Solution Explanation:

The problem asks to reconstruct the lexicographically smallest permutation from a string s consisting of 'I' and 'D' characters. 'I' indicates an increasing sequence, and 'D' indicates a decreasing sequence in the permutation. The solution leverages a greedy approach and array manipulation.

Approach:

The core idea is to process the string s iteratively. We maintain an array ans initialized with numbers from 1 to n+1 (where n is the length of s). When we encounter a sequence of 'D's, we reverse the corresponding portion of the ans array. This ensures that we get the smallest lexicographical permutation.

1. Initialization: Create an array ans containing integers from 1 to n+1.

2. Iteration: Traverse the input string s.

3. 'D' Sequence: If we encounter a 'D', we find the end of the consecutive 'D's. Then, we reverse the portion of the ans array corresponding to this 'D' sequence. Reversing ensures we obtain the smallest possible numbers in decreasing order for this segment.

4. 'I' Sequence: If we encounter an 'I', we move to the next character; no reversal is needed as the order is already increasing.
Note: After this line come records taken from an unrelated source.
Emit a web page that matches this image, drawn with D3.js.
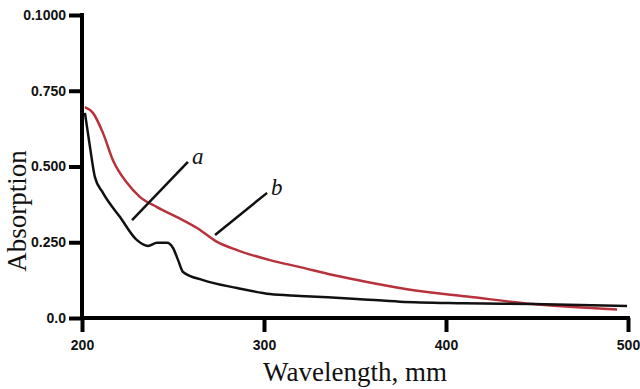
<!DOCTYPE html>
<html>
<head>
<meta charset="utf-8">
<script src="https://cdn.jsdelivr.net/npm/d3@7"></script>
<style>
  body { margin: 0; background: #fff; }
  .tick text { font-family: "Liberation Sans", Arial, sans-serif; font-weight: bold; font-size: 14px; fill: #111; }
  .title { font-family: "Liberation Serif", "Times New Roman", serif; font-size: 27px; fill: #111; }
  .lbl { font-family: "Liberation Serif", "Times New Roman", serif; font-style: italic; font-size: 23px; fill: #111; }
</style>
</head>
<body>
<svg width="640" height="389"></svg>
<script>
var svg = d3.select("svg");

// wavelength (nm) and absorption for curve a (black) and b (red)
var waveA = [201.6, 204.4, 207.1, 211.5, 220.9, 230.2, 236.3, 241.2, 246.7, 250, 252.8, 255.5, 266.5, 285.2, 303.3, 319.8, 351, 374.7, 410, 447.8, 499.5];
var absA  = [0.677, 0.564, 0.465, 0.413, 0.333, 0.257, 0.238, 0.248, 0.248, 0.231, 0.191, 0.152, 0.125, 0.099, 0.079, 0.073, 0.063, 0.054, 0.049, 0.046, 0.040];
var waveB = [201.6, 206.0, 211.5, 217.0, 224.7, 231.9, 241.2, 252.2, 263.2, 274.2, 285.2, 303.3, 319.8, 337.9, 356.6, 384.1, 411.6, 447.8, 470, 494.0];
var absB  = [0.696, 0.677, 0.611, 0.521, 0.446, 0.399, 0.366, 0.333, 0.297, 0.251, 0.224, 0.191, 0.168, 0.142, 0.119, 0.090, 0.071, 0.046, 0.036, 0.028];

var xTicks = [200, 300, 400, 500];
var yTicks = [0, 0.25, 0.5, 0.75, 1.0];
var yTickLabels = ["0.0", "0.250", "0.500", "0.750", "0.1000"];

// leader lines for the curve labels, in data units
var notes = [
  {name: "a", from: [227.5, 0.323], to: [258.2, 0.515]},
  {name: "b", from: [273.1, 0.274], to: [301.7, 0.413]}
];

var x = d3.scaleLinear().domain([200, 500]).range([82, 628]);
var y = d3.scaleLinear().domain([0, 1]).range([318, 15]);

var line = d3.line()
  .x(d => x(d[0]))
  .y(d => y(d[1]))
  .curve(d3.curveMonotoneX);

svg.append("path")
  .datum(d3.zip(waveB, absB))
  .attr("d", line)
  .attr("fill", "none")
  .attr("stroke", "#b8323c")
  .attr("stroke-width", 2.5);

svg.append("path")
  .datum(d3.zip(waveA, absA))
  .attr("d", line)
  .attr("fill", "none")
  .attr("stroke", "#111")
  .attr("stroke-width", 2.5);

notes.forEach(function(n) {
  svg.append("line")
    .attr("x1", x(n.from[0])).attr("y1", y(n.from[1]))
    .attr("x2", x(n.to[0])).attr("y2", y(n.to[1]))
    .attr("stroke", "#111")
    .attr("stroke-width", 2.5);
  svg.append("text")
    .attr("class", "lbl")
    .attr("x", x(n.to[0]) + 4)
    .attr("y", y(n.to[1]) + 2)
    .text(n.name);
});

var xAxis = svg.append("g")
  .attr("transform", "translate(0," + y(0) + ")")
  .call(d3.axisBottom(x).tickValues(xTicks).tickFormat(d3.format("d")).tickSize(14).tickSizeOuter(0).tickPadding(6));

var yAxis = svg.append("g")
  .attr("transform", "translate(" + x(200) + ",0)")
  .call(d3.axisLeft(y).tickValues(yTicks).tickFormat((d, i) => yTickLabels[i]).tickSize(13).tickSizeOuter(0).tickPadding(3));

[xAxis, yAxis].forEach(function(a) {
  a.select(".domain").attr("stroke", "#000").attr("stroke-width", 4);
  a.selectAll(".tick line").attr("stroke", "#000").attr("stroke-width", 4);
});
xAxis.select(".domain").attr("d", "M80,0H630");
yAxis.select(".domain").attr("d", "M0,13V320");
xAxis.selectAll(".tick text").attr("dy", "0.85em");

svg.append("text")
  .attr("class", "title")
  .attr("text-anchor", "middle")
  .attr("x", 355)
  .attr("y", 381)
  .text("Wavelength, mm");

svg.append("text")
  .attr("class", "title")
  .attr("text-anchor", "middle")
  .attr("transform", "translate(26,211) rotate(-90)")
  .text("Absorption");
</script>
</body>
</html>
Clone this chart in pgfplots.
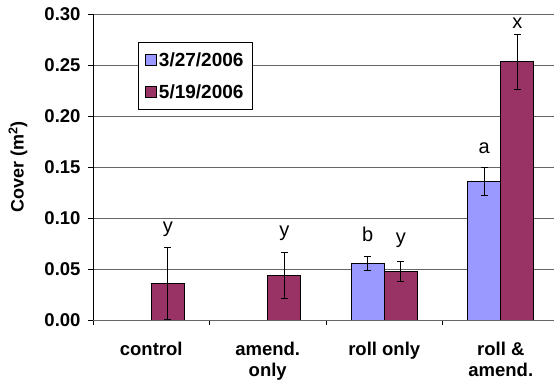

5. Result: After processing the entire string, the ans array contains the lexicographically smallest permutation.

Time and Space Complexity Analysis:

• Time Complexity: O(n), where n is the length of the input string s. This is because we iterate through the string once, and the reversal operation within each iteration takes linear time proportional to the length of the reversed subarray. In the worst case, we reverse the entire array once, but the overall time complexity remains linear.

• Space Complexity: O(n). This is due to the space used to store the ans array of size n+1. The space used by other variables is constant.

Code Explanation (Python):

The Python code efficiently implements this approach:

class Solution:
    def findPermutation(self, s: str) -> List[int]:
        n = len(s)
        ans = list(range(1, n + 2))  # Initialize array with 1 to n+1
        i = 0
        while i < n:
            j = i
            while j < n and s[j] == 'D':  # Find end of 'D' sequence
                j += 1
            ans[i : j + 1] = ans[i : j + 1][::-1]  # Reverse the subarray
            i = max(i + 1, j)  # Move to the next position
        return ans
 

The code in other languages (Java, C++, Go) follows the same logic, differing primarily in syntax and data structure handling. They all maintain the linear time and space complexity.